### YOUR INSTRUCTIONS:
Up to and including the line that contains "k in range(182)]", write out each line of the material from its first line, exactly.

### PROVIDED DATA:
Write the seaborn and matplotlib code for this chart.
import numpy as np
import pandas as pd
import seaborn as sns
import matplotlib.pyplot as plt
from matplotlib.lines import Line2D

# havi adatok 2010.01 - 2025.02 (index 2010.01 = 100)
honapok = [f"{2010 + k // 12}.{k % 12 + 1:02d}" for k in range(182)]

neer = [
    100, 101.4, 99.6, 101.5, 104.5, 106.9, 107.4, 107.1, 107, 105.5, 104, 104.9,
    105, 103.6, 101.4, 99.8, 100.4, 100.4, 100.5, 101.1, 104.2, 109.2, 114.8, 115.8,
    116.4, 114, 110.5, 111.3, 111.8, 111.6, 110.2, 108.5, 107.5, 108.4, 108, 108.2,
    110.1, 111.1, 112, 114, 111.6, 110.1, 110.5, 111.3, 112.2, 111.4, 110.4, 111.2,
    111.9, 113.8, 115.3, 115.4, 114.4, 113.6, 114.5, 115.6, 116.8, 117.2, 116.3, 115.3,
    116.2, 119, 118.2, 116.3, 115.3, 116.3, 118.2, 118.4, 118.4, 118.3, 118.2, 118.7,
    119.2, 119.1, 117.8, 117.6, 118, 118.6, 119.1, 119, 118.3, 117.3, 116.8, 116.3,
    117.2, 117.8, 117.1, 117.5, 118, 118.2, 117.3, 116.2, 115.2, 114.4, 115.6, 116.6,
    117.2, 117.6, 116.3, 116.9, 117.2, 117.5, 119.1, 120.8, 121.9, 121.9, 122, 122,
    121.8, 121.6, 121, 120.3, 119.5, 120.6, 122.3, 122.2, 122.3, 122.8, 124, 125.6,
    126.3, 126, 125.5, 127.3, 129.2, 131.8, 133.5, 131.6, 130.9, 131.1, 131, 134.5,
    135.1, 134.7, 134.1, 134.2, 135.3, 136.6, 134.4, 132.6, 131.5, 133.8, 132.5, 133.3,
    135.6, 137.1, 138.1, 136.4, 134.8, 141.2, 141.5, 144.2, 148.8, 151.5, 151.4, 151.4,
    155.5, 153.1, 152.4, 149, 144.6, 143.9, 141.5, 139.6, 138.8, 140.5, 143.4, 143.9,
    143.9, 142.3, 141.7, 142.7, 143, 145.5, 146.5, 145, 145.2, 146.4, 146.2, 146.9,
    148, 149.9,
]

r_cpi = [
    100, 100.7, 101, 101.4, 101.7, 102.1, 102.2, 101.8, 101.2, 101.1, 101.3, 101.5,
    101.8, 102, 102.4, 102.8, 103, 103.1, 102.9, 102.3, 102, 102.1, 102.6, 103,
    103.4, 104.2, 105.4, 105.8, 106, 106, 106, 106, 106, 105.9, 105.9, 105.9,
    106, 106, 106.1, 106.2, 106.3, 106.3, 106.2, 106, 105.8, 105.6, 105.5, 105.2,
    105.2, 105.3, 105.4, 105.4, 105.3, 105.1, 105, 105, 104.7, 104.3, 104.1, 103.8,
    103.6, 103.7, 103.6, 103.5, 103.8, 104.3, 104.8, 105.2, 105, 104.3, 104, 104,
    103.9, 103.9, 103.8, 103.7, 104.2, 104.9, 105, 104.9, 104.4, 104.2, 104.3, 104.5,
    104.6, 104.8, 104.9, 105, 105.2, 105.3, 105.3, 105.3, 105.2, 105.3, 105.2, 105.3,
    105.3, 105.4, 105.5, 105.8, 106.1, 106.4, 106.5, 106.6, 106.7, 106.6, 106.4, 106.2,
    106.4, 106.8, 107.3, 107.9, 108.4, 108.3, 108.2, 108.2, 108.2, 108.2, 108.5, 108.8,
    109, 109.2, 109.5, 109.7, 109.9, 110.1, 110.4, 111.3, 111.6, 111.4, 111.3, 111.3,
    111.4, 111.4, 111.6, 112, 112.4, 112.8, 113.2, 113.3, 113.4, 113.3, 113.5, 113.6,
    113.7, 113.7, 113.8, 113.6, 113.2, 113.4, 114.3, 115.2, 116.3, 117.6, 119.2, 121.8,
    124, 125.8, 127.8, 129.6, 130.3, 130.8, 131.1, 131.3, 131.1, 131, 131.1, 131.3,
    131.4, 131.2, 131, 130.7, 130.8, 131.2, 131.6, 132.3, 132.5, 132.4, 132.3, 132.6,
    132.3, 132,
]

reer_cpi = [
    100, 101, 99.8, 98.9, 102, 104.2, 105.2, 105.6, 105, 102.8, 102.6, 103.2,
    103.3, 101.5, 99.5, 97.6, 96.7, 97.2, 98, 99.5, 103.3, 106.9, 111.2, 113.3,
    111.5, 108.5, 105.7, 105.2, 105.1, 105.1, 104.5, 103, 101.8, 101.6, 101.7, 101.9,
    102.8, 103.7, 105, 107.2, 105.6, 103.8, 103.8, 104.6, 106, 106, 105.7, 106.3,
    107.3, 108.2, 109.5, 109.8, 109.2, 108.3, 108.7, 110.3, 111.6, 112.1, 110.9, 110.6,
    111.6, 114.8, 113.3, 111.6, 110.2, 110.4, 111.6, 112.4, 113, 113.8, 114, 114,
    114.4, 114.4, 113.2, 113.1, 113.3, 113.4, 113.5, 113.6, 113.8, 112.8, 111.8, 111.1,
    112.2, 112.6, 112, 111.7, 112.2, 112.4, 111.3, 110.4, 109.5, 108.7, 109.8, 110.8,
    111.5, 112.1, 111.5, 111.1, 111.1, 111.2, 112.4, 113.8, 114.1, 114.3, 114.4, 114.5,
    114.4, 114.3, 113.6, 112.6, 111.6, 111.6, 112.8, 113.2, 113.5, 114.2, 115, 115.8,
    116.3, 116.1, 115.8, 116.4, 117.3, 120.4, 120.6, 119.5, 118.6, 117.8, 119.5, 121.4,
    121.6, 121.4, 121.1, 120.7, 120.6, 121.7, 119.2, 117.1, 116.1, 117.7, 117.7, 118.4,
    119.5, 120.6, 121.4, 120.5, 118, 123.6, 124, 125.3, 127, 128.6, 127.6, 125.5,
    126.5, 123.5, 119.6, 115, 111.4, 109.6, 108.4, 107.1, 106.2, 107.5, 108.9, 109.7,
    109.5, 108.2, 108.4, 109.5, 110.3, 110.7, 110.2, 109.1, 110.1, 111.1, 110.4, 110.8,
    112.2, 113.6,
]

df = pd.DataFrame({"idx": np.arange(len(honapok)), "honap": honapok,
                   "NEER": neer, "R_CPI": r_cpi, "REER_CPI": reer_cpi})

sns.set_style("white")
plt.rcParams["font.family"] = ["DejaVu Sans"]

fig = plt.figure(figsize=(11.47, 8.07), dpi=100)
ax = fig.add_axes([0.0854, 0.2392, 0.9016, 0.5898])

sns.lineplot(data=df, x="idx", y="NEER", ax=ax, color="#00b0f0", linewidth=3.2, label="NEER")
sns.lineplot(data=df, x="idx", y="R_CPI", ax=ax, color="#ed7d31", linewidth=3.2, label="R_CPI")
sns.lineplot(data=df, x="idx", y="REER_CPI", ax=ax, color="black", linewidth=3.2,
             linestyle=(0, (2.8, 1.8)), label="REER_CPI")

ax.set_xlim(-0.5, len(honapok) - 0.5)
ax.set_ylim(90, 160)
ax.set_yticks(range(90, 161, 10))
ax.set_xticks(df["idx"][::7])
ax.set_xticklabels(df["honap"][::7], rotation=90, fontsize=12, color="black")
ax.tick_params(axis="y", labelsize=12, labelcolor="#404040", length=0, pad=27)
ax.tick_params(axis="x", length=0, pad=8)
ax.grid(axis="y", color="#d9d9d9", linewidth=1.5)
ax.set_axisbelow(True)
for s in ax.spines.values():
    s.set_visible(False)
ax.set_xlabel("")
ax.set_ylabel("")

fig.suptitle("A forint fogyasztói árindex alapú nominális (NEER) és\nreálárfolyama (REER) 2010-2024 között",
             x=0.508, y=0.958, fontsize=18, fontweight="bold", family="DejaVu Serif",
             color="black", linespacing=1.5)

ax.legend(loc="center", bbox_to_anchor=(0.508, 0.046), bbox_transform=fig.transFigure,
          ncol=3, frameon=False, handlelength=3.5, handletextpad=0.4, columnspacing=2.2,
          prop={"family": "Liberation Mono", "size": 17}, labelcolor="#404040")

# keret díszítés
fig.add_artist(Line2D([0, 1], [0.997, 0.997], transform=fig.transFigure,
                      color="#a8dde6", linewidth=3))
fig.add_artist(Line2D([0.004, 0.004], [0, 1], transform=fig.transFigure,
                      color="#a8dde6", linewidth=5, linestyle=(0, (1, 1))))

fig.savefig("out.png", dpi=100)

### CORRECT RESPONSE:
Write the seaborn and matplotlib code for this chart.
import numpy as np
import pandas as pd
import seaborn as sns
import matplotlib.pyplot as plt
from matplotlib.lines import Line2D

# havi adatok 2010.01 - 2025.02 (index 2010.01 = 100)
honapok = [f"{2010 + k // 12}.{k % 12 + 1:02d}" for k in range(182)]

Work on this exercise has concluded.